Obsession with laptop
Editor, Gettysburg Times,
Thanks for placing Michael Reagan’s column “big media is overdue for a colonoscopy” next to mine (“Some Good News for American Democracy?”). Nothing could have better illustrated my point (“a diet of show trials like Hunter Biden’s laptop.”) Well, maybe Bud Nason’s column from the previous day (“Twitter and the Constitution”).
What is this Republican obsession with Hunter Biden’s laptop? Or the oft repeated story that “the liberal mainstream media” has “conspired” to “suppress” this story?

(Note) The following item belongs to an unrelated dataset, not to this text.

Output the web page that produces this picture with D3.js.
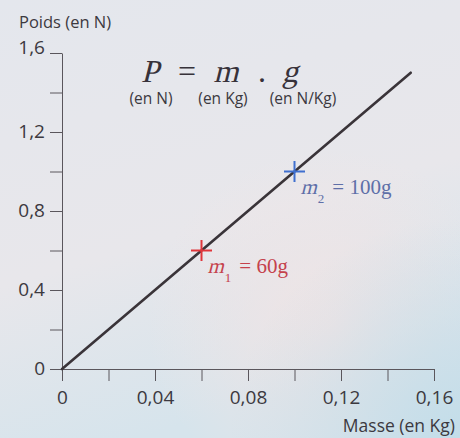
<!DOCTYPE html>
<html>
<head>
<meta charset="utf-8">
<script src="https://cdn.jsdelivr.net/npm/d3@7/dist/d3.min.js"></script>
<style>
  html, body { margin: 0; padding: 0; background: #e6e9ee; }
  svg { display: block; }
</style>
</head>
<body>
<svg id="chart" width="460" height="438"></svg>
<script>
// ---- data ----
const massDomain = [0, 0.16];
const poidsDomain = [0, 1.6];
const massTicks = [0, 0.02, 0.04, 0.06, 0.08, 0.10, 0.12, 0.14, 0.16];
const massTickLabels = ["0", "", "0,04", "", "0,08", "", "0,12", "", "0,16"];
const poidsTicks = [0, 0.2, 0.4, 0.6, 0.8, 1.0, 1.2, 1.4, 1.6];
const poidsTickLabels = ["0", "", "0,4", "", "0,8", "", "1,2", "", "1,6"];
const lineMass = [0, 0.15];
const linePoids = [0, 1.5];
const pointNames = ["m", "m"];
const pointSubs = ["1", "2"];
const pointMass = [0.06, 0.10];
const pointPoids = [0.6, 1.0];
const pointText = ["= 60g", "= 100g"];
const pointMarkerColors = ["#e0353a", "#3f6fcf"];
const pointTextColors = ["#c5424c", "#5e6fa8"];

const svg = d3.select("#chart");
const W = 460, H = 438;

// background
const defs = svg.append("defs");
const lg = defs.append("linearGradient").attr("id", "bg").attr("x1", 0).attr("y1", 0).attr("x2", 0.3).attr("y2", 1);
lg.append("stop").attr("offset", "0%").attr("stop-color", "#e4e7ed");
lg.append("stop").attr("offset", "60%").attr("stop-color", "#e8e7eb");
lg.append("stop").attr("offset", "100%").attr("stop-color", "#d6e4ec");
const rp = defs.append("radialGradient").attr("id", "pink").attr("cx", 0.72).attr("cy", 0.74).attr("r", 0.4);
rp.append("stop").attr("offset", "0%").attr("stop-color", "#f2e4e4").attr("stop-opacity", 0.9);
rp.append("stop").attr("offset", "100%").attr("stop-color", "#f2e4e4").attr("stop-opacity", 0);
const rb = defs.append("radialGradient").attr("id", "blue").attr("cx", 1).attr("cy", 1).attr("r", 0.5);
rb.append("stop").attr("offset", "0%").attr("stop-color", "#c3dde9").attr("stop-opacity", 1);
rb.append("stop").attr("offset", "100%").attr("stop-color", "#c3dde9").attr("stop-opacity", 0);
svg.append("rect").attr("width", W).attr("height", H).attr("fill", "url(#bg)");
svg.append("rect").attr("width", W).attr("height", H).attr("fill", "url(#pink)");
svg.append("rect").attr("width", W).attr("height", H).attr("fill", "url(#blue)");

const x = d3.scaleLinear().domain(massDomain).range([62, 434]);
const y = d3.scaleLinear().domain(poidsDomain).range([369, 53]);

const sans = "Open Sans, Noto Sans, sans-serif";
const serif = "Liberation Serif, DejaVu Serif, serif";
const axisColor = "#5a565c";
const textColor = "#3c3940";

// italic by skewing an upright serif glyph around its baseline
function skewText(sel, px, py, angle) {
  return sel.attr("transform", `translate(${px},${py}) skewX(${angle})`);
}

// x axis
const xAxis = d3.axisBottom(x)
  .tickValues(massTicks)
  .tickSize(12)
  .tickSizeOuter(0)
  .tickPadding(10)
  .tickFormat((d, i) => massTickLabels[i]);
const gx = svg.append("g").attr("transform", `translate(0,${y(0)})`).call(xAxis);
gx.attr("font-family", null).attr("font-size", null);
gx.select(".domain").attr("stroke", axisColor).attr("stroke-width", 1);
gx.selectAll(".tick line").attr("stroke", axisColor).attr("stroke-width", 1);
gx.selectAll(".tick text").attr("fill", textColor).attr("font-family", sans).attr("font-size", 19);

// y axis
const yAxis = d3.axisLeft(y)
  .tickValues(poidsTicks)
  .tickSize(12)
  .tickSizeOuter(0)
  .tickPadding(5)
  .tickFormat((d, i) => poidsTickLabels[i]);
const gy = svg.append("g").attr("transform", `translate(${x(0)},0)`).call(yAxis);
gy.attr("font-family", null).attr("font-size", null);
gy.select(".domain").attr("stroke", axisColor).attr("stroke-width", 1);
gy.selectAll(".tick line").attr("stroke", axisColor).attr("stroke-width", 1);
gy.selectAll(".tick text").attr("fill", textColor).attr("font-family", sans).attr("font-size", 19)
  .attr("dy", d => d === 1.6 ? "0.02em" : "0.3em");

// axis titles
svg.append("text").attr("x", 19).attr("y", 28).text("Poids (en N)")
  .attr("fill", textColor).attr("font-family", sans).attr("font-size", 16.5);
svg.append("text").attr("x", 455).attr("y", 432).attr("text-anchor", "end").text("Masse (en Kg)")
  .attr("fill", textColor).attr("font-family", sans).attr("font-size", 17.5);

// formula
const formula = [
  { t: "P", cx: 150, italic: true },
  { t: "=", cx: 187, italic: false },
  { t: "m", cx: 226, italic: true },
  { t: ".", cx: 262, italic: false },
  { t: "g", cx: 290, italic: true }
];
formula.forEach(d => {
  const t = svg.append("text")
    .attr("text-anchor", "middle")
    .attr("font-family", serif).attr("font-size", 32)
    .attr("fill", "#37323a")
    .text(d.t);
  skewText(t, d.cx, 82, d.italic ? -14 : 0);
});
const units = [
  { t: "(en N)", cx: 151 },
  { t: "(en Kg)", cx: 223 },
  { t: "(en N/Kg)", cx: 303 }
];
svg.selectAll("text.unit").data(units).join("text")
  .attr("class", "unit")
  .attr("x", d => d.cx).attr("y", 104).attr("text-anchor", "middle")
  .attr("font-family", sans).attr("font-size", 15.5)
  .attr("fill", textColor)
  .text(d => d.t);

// line
svg.append("line")
  .attr("x1", x(lineMass[0])).attr("y1", y(linePoids[0]))
  .attr("x2", x(lineMass[1])).attr("y2", y(linePoids[1]))
  .attr("stroke", "#3a3439").attr("stroke-width", 2.6).attr("stroke-linecap", "round");

// points
const pts = pointMass.map((m, i) => ({
  m, p: pointPoids[i], name: pointNames[i], sub: pointSubs[i], txt: pointText[i],
  mc: pointMarkerColors[i], tc: pointTextColors[i]
}));
const arm = 10.5;
pts.forEach(d => {
  const cx = x(d.m), cy = y(d.p);
  svg.append("line").attr("x1", cx - arm).attr("x2", cx + arm).attr("y1", cy).attr("y2", cy)
    .attr("stroke", d.mc).attr("stroke-width", 2);
  svg.append("line").attr("x1", cx).attr("x2", cx).attr("y1", cy - arm).attr("y2", cy + arm)
    .attr("stroke", d.mc).attr("stroke-width", 2);
  const lx = cx + 6, ly = cy + 22;
  const mt = svg.append("text").attr("font-family", serif).attr("font-size", 21).attr("fill", d.tc).text(d.name);
  skewText(mt, lx, ly, -14);
  const mw = mt.node().getComputedTextLength();
  const st = svg.append("text").attr("x", lx + mw + 1).attr("y", ly + 9)
    .attr("font-family", serif).attr("font-size", 13).attr("fill", d.tc).text(d.sub);
  const sw = st.node().getComputedTextLength();
  svg.append("text").attr("x", lx + mw + 1 + sw + 8).attr("y", ly)
    .attr("font-family", serif).attr("font-size", 21).attr("fill", d.tc).text(d.txt);
});
</script>
</body>
</html>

In fact, the liberal media has given this non-story more attention than it deserves. The Times and the Post both assigned top reporters who struggled to identify what the story was. And we have a stolen laptop that might have belonged to Hunter Biden that has a chain of custody that makes everything found on it utterly worthless (it has been accessed so many times by so many people it’s literally impossible to identify the origins of most of the emails). And nobody has yet been able to articulate a clear statement of what it supposedly shows. We’re literally at a level of, “Well, we know Hunter was incredibly corrupt so this certainly must show his corruption.”
Then there’s the supposed “collusion” between Twitter and Democrats to “suppress” the original New York Post story. A bunch of Twitter employees (quite properly) debating whether this story violated rules about using hacked material, whether it’s a disinformation campaign, etc.
The double standard is howlingly funny. First, any time a conservative complains about liberal media bias and doesn’t mention that Fox and OAN are mindless cheerleaders for Trumpism, they should simply be ignored. Even worse is Nason complaining about the Dems’ violating the Constitution (which they aren’t) and ignoring the out-in-the-open theft of the Constitution being practiced by the Republicans. The Jan. 6 committee fails to provide Trump protections for a congressional hearing that he’d receive in a criminal trial. According to Nason, this invented offense is so serious that nobody connected with the committee should ever be allowed to hold a federal government job. Seriously. But the president calls a secretary of state and orders him to invent 12,000 votes out of thin air or plans the nomination of phony slates of electors or candidates promise that when they’re elected, they will rig things so well the Democrats will never again win an election? None of those are a problem for Bud.